Good point. I have recently realized that there is a "placebo effect" of motivation.

Let's say that you like to play chess in a chess club. But you realize that the chess club wastes too much of your time. And you want to leave the chess club.

However, you are free to join or leave the club as you wish. Signing up or signing out of the club is free and takes no time.

But if you sign out the club, you will be less motivated to participate in the club, even though you could easily sign-in again. Why?

Let's go back to the time when you were registered in the chess club. At that time, day after day, night after night, you daydream about "who are you going to beat next in chess" and how you want to "be the top player in the chess club." You daydream about beating other players at work. You daydream about beating other players when you are at home.

But once you sign out of the club, you are less likely to daydream about beating the other players, in your spare time.

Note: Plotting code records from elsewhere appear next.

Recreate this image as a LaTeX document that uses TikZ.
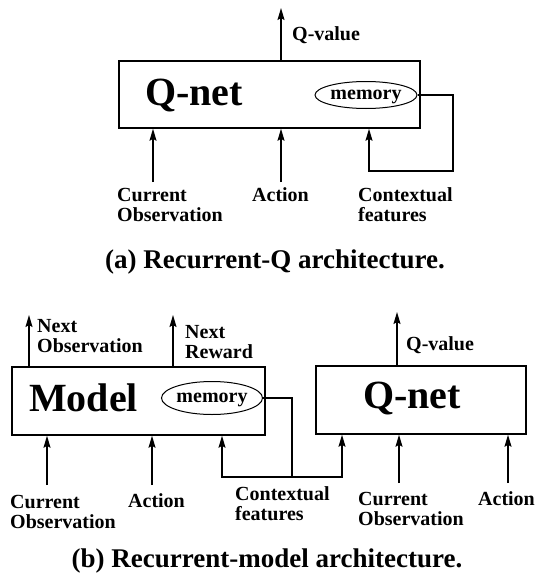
\documentclass[tikz,border=0pt]{standalone}
\usepackage{fontspec}
\setmainfont{Liberation Serif}
\usetikzlibrary{arrows.meta,shapes.geometric,positioning}

\tikzset{
  block/.style={draw, line width=1.5pt, rectangle, inner sep=0pt},
  mem/.style={draw, ellipse, line width=1pt, inner sep=0pt, text depth=0pt,
    font=\fontsize{20}{20}\selectfont\bfseries},
  lbl/.style={inner sep=0pt, align=left, anchor=west,
    font=\fontsize{20}{20}\selectfont\bfseries},
  big/.style={inner sep=0pt, font=\fontsize{40}{40}\selectfont\bfseries},
  capt/.style={inner sep=0pt, font=\fontsize{27}{27}\selectfont\bfseries},
  wire/.style={line width=1.5pt},
  flow/.style={wire, -{Stealth[length=12pt,width=7pt,inset=2pt]}},
}

\begin{document}
\begin{tikzpicture}[x=1pt,y=-1pt]
  \useasboundingbox (0,0) rectangle (538,578);

  % (a) recurrent Q
  \node[block, minimum width=301pt, minimum height=67pt] (qa) at (269.5,94.5) {};
  \node[big] (qaname) at (194,95) {Q-net};
  \node[mem, minimum width=102pt, minimum height=27pt] (mema) at (366,95) {memory};
  \node[lbl] (qvala) at (292,35) {Q-value};
  \node[lbl] (obsa) at (117,205) {Current\\Observation};
  \node[lbl] (acta) at (252,195) {Action};
  \node[lbl] (ctxa) at (358,205) {Contextual\\features};

  \coordinate (qvtipa) at (281,8);
  \coordinate (obsfoota) at (153,182);
  \coordinate (actfoota) at (281,182);
  \coordinate (loopa) at (453,171);
  \coordinate (ctxfoota) at (369,171);

  \draw[flow] (qvtipa |- qa.north) -- (qvtipa);
  \draw[flow] (obsfoota) -- (obsfoota |- qa.south);
  \draw[flow] (actfoota) -- (actfoota |- qa.south);
  \draw[flow] (mema.east) -| (loopa) -- (ctxfoota) -- (ctxfoota |- qa.south);

  \node[capt] (capa) at (275,262) {(a) Recurrent-Q architecture.};

  % (b) recurrent model
  \node[block, minimum width=253pt, minimum height=68pt] (model) at (138.5,401) {};
  \node[big] (modelname) at (83.5,398) {Model};
  \node[mem, minimum width=101pt, minimum height=33pt] (memb) at (212,398) {memory};
  \node[block, minimum width=210pt, minimum height=68pt] (qb) at (421,400) {};
  \node[big] (qbname) at (412,398) {Q-net};

  \node[lbl] (nextobs) at (37,336.5) {Next\\Observation};
  \node[lbl] (nextrew) at (185,342) {Next\\Reward};
  \node[lbl] (qvalb) at (406,345) {Q-value};
  \node[lbl] (obsm) at (10,511.5) {Current\\Observation};
  \node[lbl] (actm) at (128,501) {Action};
  \node[lbl] (ctxb) at (235,504) {Contextual\\features};
  \node[lbl] (obsq) at (358,508.5) {Current\\Observation};
  \node[lbl] (actq) at (478,499) {Action};

  \coordinate (nobstip) at (29,315);
  \coordinate (nrewtip) at (173,315);
  \coordinate (qvtipb) at (397,312);
  \coordinate (obsfootm) at (47,485);
  \coordinate (actfootm) at (152,485);
  \coordinate (obsfootq) at (399,483);
  \coordinate (actfootq) at (508,483);
  \coordinate (joinb) at (292,477);
  \coordinate (ctxfootm) at (222,477);
  \coordinate (ctxfootq) at (342,477);

  \draw[flow] (nobstip |- model.north) -- (nobstip);
  \draw[flow] (nrewtip |- model.north) -- (nrewtip);
  \draw[flow] (qvtipb |- qb.north) -- (qvtipb);
  \draw[flow] (obsfootm) -- (obsfootm |- model.south);
  \draw[flow] (actfootm) -- (actfootm |- model.south);
  \draw[flow] (obsfootq) -- (obsfootq |- qb.south);
  \draw[flow] (actfootq) -- (actfootq |- qb.south);
  \draw[wire] (memb.east) -| (joinb);
  \draw[flow] (joinb) -- (ctxfootm) -- (ctxfootm |- model.south);
  \draw[flow] (joinb) -- (ctxfootq) -- (ctxfootq |- qb.south);

  \node[capt] (capb) at (267,561) {(b) Recurrent-model architecture.};
\end{tikzpicture}
\end{document}
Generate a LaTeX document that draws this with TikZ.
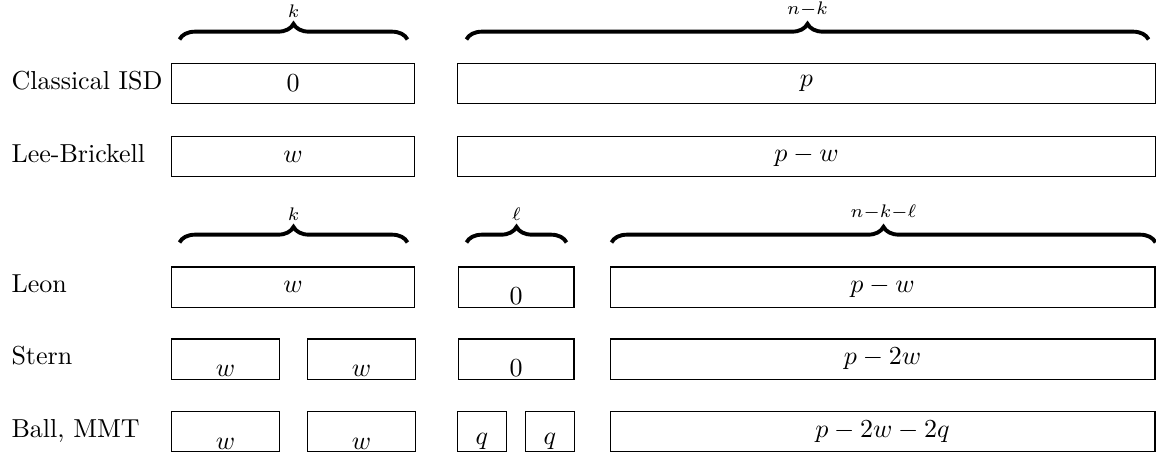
\documentclass[tikz,border=0pt]{standalone}
\usetikzlibrary{decorations.pathreplacing}

\tikzset{
  cell/.style={draw, inner sep=0pt, minimum height=15.4pt},
  lowtext/.style={anchor=south, inner sep=0.8pt},
  rowname/.style={anchor=base west, inner sep=0pt},
  widthbrace/.style={decorate, decoration={brace, amplitude=6pt}, line width=1.5pt},
}

\begin{document}
\begin{tikzpicture}[x=0.3846pt, y=-0.3846pt]
  \useasboundingbox (0,0) rectangle (1156,452);

  % classical ISD and Lee-Brickell
  \node[rowname] (isdName) at (11,89) {Classical ISD};
  \node[cell, minimum width=93.8pt] (isdK) at (293,83.5) {$0$};
  \node[cell, minimum width=268.1pt] (isdR) at (806.5,83.5) {$p$};

  \node[rowname] (lbName) at (11,162) {Lee-Brickell};
  \node[cell, minimum width=93.8pt] (lbK) at (293,156.5) {$w$};
  \node[cell, minimum width=268.1pt] (lbR) at (806.5,156.5) {$p-w$};

  \draw[widthbrace] ([shift={(9,-23.5)}]isdK.north west) -- ([shift={(-8,-23.5)}]isdK.north east)
    node[midway, above=4.5pt] (kTop) {$\scriptstyle k$};
  \draw[widthbrace] ([shift={(9,-23.5)}]isdR.north west) -- ([shift={(-7,-23.5)}]isdR.north east)
    node[midway, above=4.5pt] (nkTop) {$\scriptstyle n-k$};

  % Leon
  \node[rowname] (leonName) at (11,292.5) {Leon};
  \node[cell, minimum width=93.8pt] (leonK) at (293,287) {$w$};
  \node[cell, minimum width=44.6pt] (leonL) at (516,287) {};
  \node[lowtext] (leonLt) at (leonL.south) {$0$};
  \node[cell, minimum width=209.6pt] (leonR) at (882.5,287) {$p-w$};

  \draw[widthbrace] ([shift={(9,-24)}]leonK.north west) -- ([shift={(-8,-24)}]leonK.north east)
    node[midway, above=4.5pt] (kLow) {$\scriptstyle k$};
  \draw[widthbrace] ([shift={(9,-24)}]leonL.north west) -- ([shift={(-8,-24)}]leonL.north east)
    node[midway, above=4.5pt] (lLow) {$\scriptstyle \ell$};
  \draw[widthbrace] ([shift={(2,-24)}]leonR.north west) -- ([shift={(0,-24)}]leonR.north east)
    node[midway, above=4.5pt] (nklLow) {$\scriptstyle n-k-\ell$};

  % Stern
  \node[rowname] (sternName) at (11,364.5) {Stern};
  \node[cell, minimum width=41.5pt] (sternA) at (225.5,359) {};
  \node[lowtext] (sternAt) at (sternA.south) {$w$};
  \node[cell, minimum width=41.5pt] (sternB) at (361.5,359) {};
  \node[lowtext] (sternBt) at (sternB.south) {$w$};
  \node[cell, minimum width=44.6pt] (sternL) at (516,359) {};
  \node[lowtext] (sternLt) at (sternL.south) {$0$};
  \node[cell, minimum width=209.6pt] (sternR) at (882.5,359) {$p-2w$};

  % Ball, MMT
  \node[rowname] (ballName) at (11,437) {Ball, MMT};
  \node[cell, minimum width=41.5pt] (ballA) at (225.5,431.5) {};
  \node[lowtext] (ballAt) at (ballA.south) {$w$};
  \node[cell, minimum width=41.5pt] (ballB) at (361.5,431.5) {};
  \node[lowtext] (ballBt) at (ballB.south) {$w$};
  \node[cell, minimum width=18.5pt] (ballQa) at (482,431.5) {};
  \node[lowtext] (ballQat) at (ballQa.south) {$q$};
  \node[cell, minimum width=18.5pt] (ballQb) at (550,431.5) {};
  \node[lowtext] (ballQbt) at (ballQb.south) {$q$};
  \node[cell, minimum width=209.6pt] (ballR) at (882.5,431.5) {$p-2w-2q$};
\end{tikzpicture}
\end{document}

There is less daydreaming about winning chess, so you have spared time you spent daydreaming with something else. The daydreaming is a distraction to you.

This is what I call the "placebo effect" of motivation. Something simple such as "signing out" could motivate you, even though you could easily sign-up again.

That's also why you are more likely to be motivated when you "just do it." Let's say you are procrastinating, such as watching YouTube videos rather than to do work. But you decided, what the heck, and you "just do it", you will directly switch to the work, and you will be more motivated? Why? Because when you do the work, you forget all of the YouTube videos. You will not think of "what's going to happen next in the YouTube video." Doing to work let's you to suppress your curiosity of watching YouTube videos. I'm saying that working is a distraction from your play time. When you work, you forget about daydreaming what would happen next in the video.

Do you have more ideas about motivation?